§ **Required task**
Retype all material exactly. Pictures stay out of the copy.
_ _ _ _ _ _ _
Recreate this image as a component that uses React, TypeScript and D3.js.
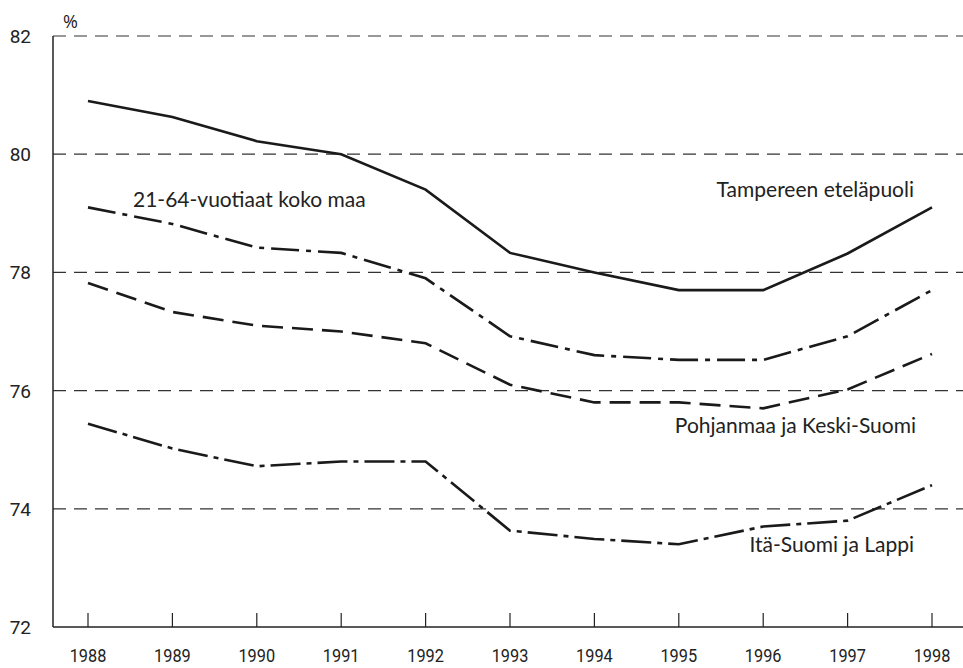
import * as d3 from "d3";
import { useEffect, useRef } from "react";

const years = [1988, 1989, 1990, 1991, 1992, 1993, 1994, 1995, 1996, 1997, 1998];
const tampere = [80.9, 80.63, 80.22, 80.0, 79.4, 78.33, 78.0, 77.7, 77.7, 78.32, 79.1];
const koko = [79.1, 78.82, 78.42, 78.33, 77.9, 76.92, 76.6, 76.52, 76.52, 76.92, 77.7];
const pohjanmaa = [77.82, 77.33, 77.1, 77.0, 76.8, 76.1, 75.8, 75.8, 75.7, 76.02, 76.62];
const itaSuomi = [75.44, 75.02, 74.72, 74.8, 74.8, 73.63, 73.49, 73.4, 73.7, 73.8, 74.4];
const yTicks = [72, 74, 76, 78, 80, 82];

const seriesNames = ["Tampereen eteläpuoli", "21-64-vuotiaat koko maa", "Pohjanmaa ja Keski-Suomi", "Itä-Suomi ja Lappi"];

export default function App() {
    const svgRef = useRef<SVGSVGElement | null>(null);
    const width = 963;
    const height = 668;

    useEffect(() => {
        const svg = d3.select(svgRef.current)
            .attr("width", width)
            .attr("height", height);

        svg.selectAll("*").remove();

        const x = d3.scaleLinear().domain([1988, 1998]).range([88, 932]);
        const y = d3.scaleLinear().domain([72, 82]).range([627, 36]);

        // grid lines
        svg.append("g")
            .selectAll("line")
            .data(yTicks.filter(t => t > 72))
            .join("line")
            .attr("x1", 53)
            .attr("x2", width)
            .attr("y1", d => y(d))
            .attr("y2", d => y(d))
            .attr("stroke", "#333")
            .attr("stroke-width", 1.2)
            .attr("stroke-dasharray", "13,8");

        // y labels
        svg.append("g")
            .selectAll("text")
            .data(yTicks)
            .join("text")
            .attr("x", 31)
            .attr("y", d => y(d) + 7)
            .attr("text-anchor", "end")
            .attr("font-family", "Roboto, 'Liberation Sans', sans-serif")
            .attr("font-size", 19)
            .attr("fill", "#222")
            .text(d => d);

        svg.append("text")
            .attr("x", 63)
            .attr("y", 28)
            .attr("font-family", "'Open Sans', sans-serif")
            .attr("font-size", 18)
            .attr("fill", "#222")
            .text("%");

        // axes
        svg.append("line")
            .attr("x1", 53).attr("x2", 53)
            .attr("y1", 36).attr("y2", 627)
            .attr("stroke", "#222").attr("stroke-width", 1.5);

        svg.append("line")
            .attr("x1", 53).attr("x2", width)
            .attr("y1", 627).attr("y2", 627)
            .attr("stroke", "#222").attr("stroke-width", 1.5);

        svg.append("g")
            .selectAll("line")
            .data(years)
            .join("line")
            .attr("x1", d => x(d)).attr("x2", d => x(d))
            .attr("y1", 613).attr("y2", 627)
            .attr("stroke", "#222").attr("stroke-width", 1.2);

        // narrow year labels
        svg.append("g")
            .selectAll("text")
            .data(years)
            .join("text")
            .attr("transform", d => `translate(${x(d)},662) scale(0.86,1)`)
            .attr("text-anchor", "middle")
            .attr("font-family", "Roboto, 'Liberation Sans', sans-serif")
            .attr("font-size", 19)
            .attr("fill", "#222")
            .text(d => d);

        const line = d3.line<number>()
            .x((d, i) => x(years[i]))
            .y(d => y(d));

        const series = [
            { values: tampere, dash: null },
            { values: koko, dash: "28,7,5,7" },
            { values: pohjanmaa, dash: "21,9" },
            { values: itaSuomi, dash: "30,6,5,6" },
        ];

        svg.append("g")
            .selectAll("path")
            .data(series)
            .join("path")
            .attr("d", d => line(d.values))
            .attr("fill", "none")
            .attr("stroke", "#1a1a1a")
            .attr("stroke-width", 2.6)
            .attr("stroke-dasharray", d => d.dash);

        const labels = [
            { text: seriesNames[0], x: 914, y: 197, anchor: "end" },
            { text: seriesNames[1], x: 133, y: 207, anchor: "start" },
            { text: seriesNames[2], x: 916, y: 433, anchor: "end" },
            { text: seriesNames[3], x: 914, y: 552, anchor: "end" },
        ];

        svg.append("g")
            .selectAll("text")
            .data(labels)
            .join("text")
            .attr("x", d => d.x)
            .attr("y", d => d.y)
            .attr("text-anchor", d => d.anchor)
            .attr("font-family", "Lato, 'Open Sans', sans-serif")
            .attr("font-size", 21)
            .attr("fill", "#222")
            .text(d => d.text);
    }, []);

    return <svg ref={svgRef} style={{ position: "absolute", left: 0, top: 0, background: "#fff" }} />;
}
_ _ _ _ _ _ _
§ **Exercise output**
Recreate this image as a component that uses React, TypeScript and D3.js.
import * as d3 from "d3";
import { useEffect, useRef } from "react";

const years = [1988, 1989, 1990, 1991, 1992, 1993, 1994, 1995, 1996, 1997, 1998];
const tampere = [80.9, 80.63, 80.22, 80.0, 79.4, 78.33, 78.0, 77.7, 77.7, 78.32, 79.1];
const koko = [79.1, 78.82, 78.42, 78.33, 77.9, 76.92, 76.6, 76.52, 76.52, 76.92, 77.7];
const pohjanmaa = [77.82, 77.33, 77.1, 77.0, 76.8, 76.1, 75.8, 75.8, 75.7, 76.02, 76.62];
const itaSuomi = [75.44, 75.02, 74.72, 74.8, 74.8, 73.63, 73.49, 73.4, 73.7, 73.8, 74.4];
const yTicks = [72, 74, 76, 78, 80, 82];

const seriesNames = ["Tampereen eteläpuoli", "21-64-vuotiaat koko maa", "Pohjanmaa ja Keski-Suomi", "Itä-Suomi ja Lappi"];

export default function App() {
    const svgRef = useRef<SVGSVGElement | null>(null);
    const width = 963;
    const height = 668;

    useEffect(() => {
        const svg = d3.select(svgRef.current)
            .attr("width", width)
            .attr("height", height);

        svg.selectAll("*").remove();

        const x = d3.scaleLinear().domain([1988, 1998]).range([88, 932]);
        const y = d3.scaleLinear().domain([72, 82]).range([627, 36]);

        // grid lines
        svg.append("g")
            .selectAll("line")
            .data(yTicks.filter(t => t > 72))
            .join("line")
            .attr("x1", 53)
            .attr("x2", width)
            .attr("y1", d => y(d))
            .attr("y2", d => y(d))
            .attr("stroke", "#333")
            .attr("stroke-width", 1.2)
            .attr("stroke-dasharray", "13,8");

        // y labels
        svg.append("g")
            .selectAll("text")
            .data(yTicks)
            .join("text")
            .attr("x", 31)
            .attr("y", d => y(d) + 7)
            .attr("text-anchor", "end")
            .attr("font-family", "Roboto, 'Liberation Sans', sans-serif")
            .attr("font-size", 19)
            .attr("fill", "#222")
            .text(d => d);

        svg.append("text")
            .attr("x", 63)
            .attr("y", 28)
            .attr("font-family", "'Open Sans', sans-serif")
            .attr("font-size", 18)
            .attr("fill", "#222")
            .text("%");

        // axes
        svg.append("line")
            .attr("x1", 53).attr("x2", 53)
            .attr("y1", 36).attr("y2", 627)
            .attr("stroke", "#222").attr("stroke-width", 1.5);

        svg.append("line")
            .attr("x1", 53).attr("x2", width)
            .attr("y1", 627).attr("y2", 627)
            .attr("stroke", "#222").attr("stroke-width", 1.5);

        svg.append("g")
            .selectAll("line")
            .data(years)
            .join("line")
            .attr("x1", d => x(d)).attr("x2", d => x(d))
            .attr("y1", 613).attr("y2", 627)
            .attr("stroke", "#222").attr("stroke-width", 1.2);

        // narrow year labels
        svg.append("g")
            .selectAll("text")
            .data(years)
            .join("text")
            .attr("transform", d => `translate(${x(d)},662) scale(0.86,1)`)
            .attr("text-anchor", "middle")
            .attr("font-family", "Roboto, 'Liberation Sans', sans-serif")
            .attr("font-size", 19)
            .attr("fill", "#222")
            .text(d => d);

        const line = d3.line<number>()
            .x((d, i) => x(years[i]))
            .y(d => y(d));

        const series = [
            { values: tampere, dash: null },
            { values: koko, dash: "28,7,5,7" },
            { values: pohjanmaa, dash: "21,9" },
            { values: itaSuomi, dash: "30,6,5,6" },
        ];

        svg.append("g")
            .selectAll("path")
            .data(series)
            .join("path")
            .attr("d", d => line(d.values))
            .attr("fill", "none")
            .attr("stroke", "#1a1a1a")
            .attr("stroke-width", 2.6)
            .attr("stroke-dasharray", d => d.dash);

        const labels = [
            { text: seriesNames[0], x: 914, y: 197, anchor: "end" },
            { text: seriesNames[1], x: 133, y: 207, anchor: "start" },
            { text: seriesNames[2], x: 916, y: 433, anchor: "end" },
            { text: seriesNames[3], x: 914, y: 552, anchor: "end" },
        ];

        svg.append("g")
            .selectAll("text")
            .data(labels)
            .join("text")
            .attr("x", d => d.x)
            .attr("y", d => d.y)
            .attr("text-anchor", d => d.anchor)
            .attr("font-family", "Lato, 'Open Sans', sans-serif")
            .attr("font-size", 21)
            .attr("fill", "#222")
            .text(d => d.text);
    }, []);

    return <svg ref={svgRef} style={{ position: "absolute", left: 0, top: 0, background: "#fff" }} />;
}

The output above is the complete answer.